A method of isolating a first subterranean zone from a second subterranean zone in a wellbore that includes a perforated casing that traverses the second subterranean zone, has also been described that includes positioning one or more solid tubulars within the wellbore, the solid tubulars traversing the first subterranean zone, positioning one or more perforated tubulars within the wellbore each including one or more radial passages, the perforated tubulars traversing the second subterranean zone, radially expanding at least one of the primary solid tubulars and perforated tubulars within the wellbore, radially expanding at least one of the perforated tubulars into intimate contact with the perforated casing, fluidicly coupling the perforated tubulars and the solid tubulars, and preventing the passage of fluids from the first subterranean zone to the second subterranean zone within the wellbore external to the solid tubulars and perforated tubulars. In an exemplary embodiment, the perforated tubulars that are radially expanded into intimate contact with the perforated casing compress the second subterranean zone. In an exemplary embodiment, the method further includes vibrating the second subterranean zone to increase the rate of recovery of hydrocarbons from the second subterranean zone. In an exemplary embodiment, the method further includes vibrating the second subterranean zone to clean the radial passages of the perforated tubulars that are radially expanded into intimate contact with the perforated casing. In an exemplary embodiment, the method further includes applying an impulsive load to the perforated tubulars that are radially expanded into intimate contact with the perforated casing to increase the rate of recovery of hydrocarbons from the second subterranean zone.

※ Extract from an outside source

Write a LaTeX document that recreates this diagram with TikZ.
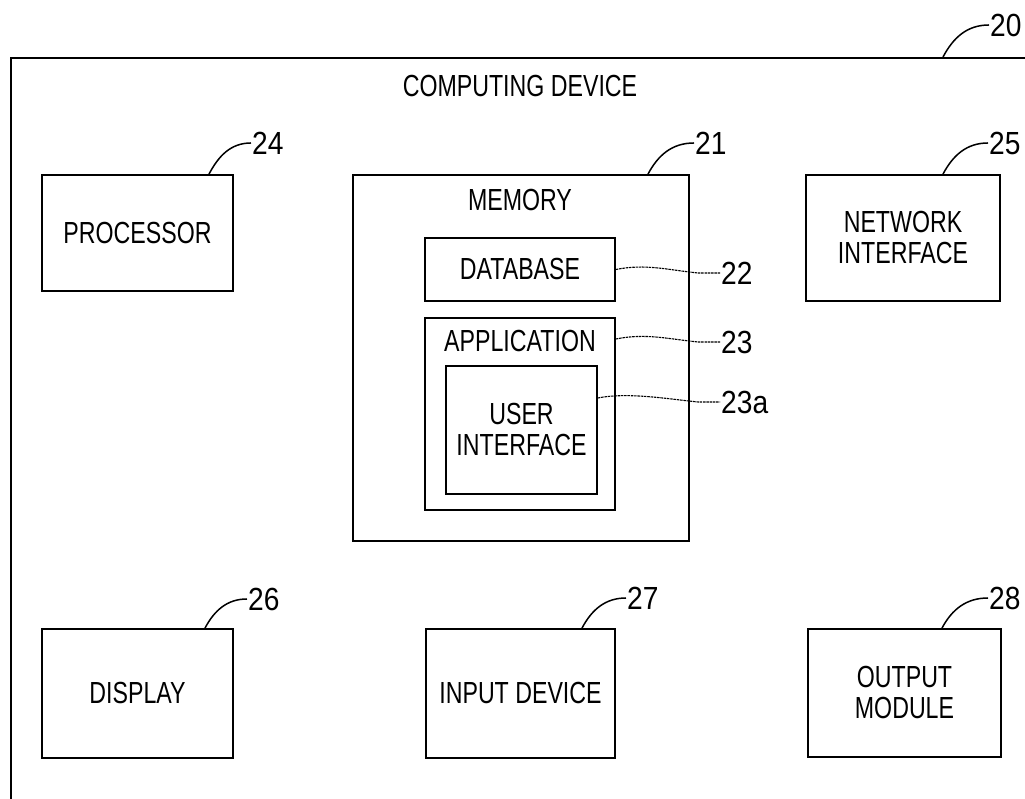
\documentclass[tikz,border=0pt]{standalone}
\usepackage{fontspec}
\setmainfont{Liberation Sans}[FakeStretch=0.76]
\newfontfamily\reffont{Liberation Sans}[FakeStretch=0.88]
\begin{document}
\begin{tikzpicture}[x=1pt,y=1pt,
  box/.style={draw,line width=1.8pt,inner sep=0pt,align=center,font=\fontsize{30.5}{31}\selectfont},
  lbl/.style={inner sep=0pt,font=\fontsize{30.5}{31}\selectfont},
  ref/.style={anchor=west,inner sep=1pt,font=\reffont\fontsize{32}{33}\selectfont},
  leader/.style={line width=1.5pt},
  wavy/.style={line width=1.1pt,dash pattern=on 2.5pt off 0.8pt}]
\useasboundingbox (0,0) rectangle (1025,799);
\clip (0,0) rectangle (1025,799);
\node[draw,line width=1.8pt,inner sep=0pt,minimum width=1040pt,minimum height=780pt,anchor=north west] (dev) at (10,742) {};
\node[lbl] (devt) at (520,713) {COMPUTING DEVICE};
\node[box,minimum width=191pt,minimum height=116pt] (proc) at (137.5,566) {PROCESSOR};
\node[box,minimum width=336pt,minimum height=366pt] (mem) at (521,441) {};
\node[lbl] (memt) at (520,599) {MEMORY};
\node[box,minimum width=190pt,minimum height=63pt] (db) at (520,529.5) {DATABASE};
\node[box,minimum width=190pt,minimum height=192pt] (app) at (520,385) {};
\node[lbl] (appt) at (520,458) {APPLICATION};
\node[box,minimum width=151pt,minimum height=128pt] (ui) at (521.5,369) {USER\\INTERFACE};
\node[box,minimum width=194pt,minimum height=126pt] (net) at (903,561) {NETWORK\\INTERFACE};
\node[box,minimum width=191pt,minimum height=129pt] (disp) at (137.5,105.5) {DISPLAY};
\node[box,minimum width=189pt,minimum height=129pt] (inp) at (520.5,105.5) {INPUT DEVICE};
\node[box,minimum width=193pt,minimum height=128pt] (outm) at (904.5,106) {OUTPUT\\MODULE};
\node[ref] (r20) at (989,774) {20};
\node[ref] (r24) at (251,656) {24};
\node[ref] (r21) at (694,656) {21};
\node[ref] (r25) at (988,656) {25};
\node[ref] (r26) at (247,200) {26};
\node[ref] (r27) at (626,201) {27};
\node[ref] (r28) at (988,201) {28};
\node[ref] (r22) at (720,526) {22};
\node[ref] (r23) at (720,457) {23};
\node[ref] (r23a) at (720,397) {23a};
\draw[leader] ([xshift=933pt]dev.north west) to[out=62,in=180] (r20.west);
\draw[leader] ([xshift=71.5pt]proc.north) to[out=62,in=180] (r24.west);
\draw[leader] ([xshift=127pt]mem.north) to[out=62,in=180] (r21.west);
\draw[leader] ([xshift=40pt]net.north) to[out=62,in=180] (r25.west);
\draw[leader] ([xshift=67.5pt]disp.north) to[out=62,in=180] (r26.west);
\draw[leader] ([xshift=61.5pt]inp.north) to[out=62,in=180] (r27.west);
\draw[leader] ([xshift=37.5pt]outm.north) to[out=62,in=180] (r28.west);
\draw[wavy] (db.east) .. controls +(30,6) and +(-30,3) .. ([xshift=-22pt]r22.west) -- (r22.west);
\draw[wavy] ([yshift=75pt]app.east) .. controls +(30,6) and +(-30,3) .. ([xshift=-22pt]r23.west) -- (r23.west);
\draw[wavy] ([yshift=32pt]ui.east) .. controls +(30,6) and +(-30,3) .. ([xshift=-22pt]r23a.west) -- (r23a.west);
\end{tikzpicture}
\end{document}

A method of extracting materials from a producing subterranean zone in a wellbore, at least a portion of the wellbore including a casing and a perforated casing that traverses the producing subterranean zone, has also been described that includes positioning one or more solid tubulars within the wellbore, positioning one or more perforated tubulars within the wellbore each including one or more radial passages, the perforated tubulars traversing the producing subterranean zone, radially expanding at least one of the solid tubulars and the perforated tubulars within the wellbore, radially expanding at least one of the perforated tubulars into intimate contact with the perforated casing, fluidicly coupling the solid tubulars with the casing, fluidicly coupling the perforated tubulars with the solid tubulars, fluidicly isolating the producing subterranean zone from at least one other subterranean zone within the wellbore, and fluidicly coupling at least one of the perforated tubulars with the producing subterranean zone. In an exemplary embodiment, the perforated tubulars that are radially expanded into intimate contact with the perforated casing compress the producing subterranean zone. In an exemplary embodiment, the method further includes vibrating the producing subterranean zone to increase the rate of recovery of hydrocarbons from the producing subterranean zone. In an exemplary embodiment, the method further includes vibrating the producing subterranean zone to clean the radial passages of the perforated tubulars that are radially expanded into intimate contact with the perforated casing. In an exemplary embodiment, the method further includes applying an impulsive load to the perforated tubulars that are radially expanded into intimate contact with the perforated tubulars to increase the rate of recovery of hydrocarbons from the producing subterranean zone.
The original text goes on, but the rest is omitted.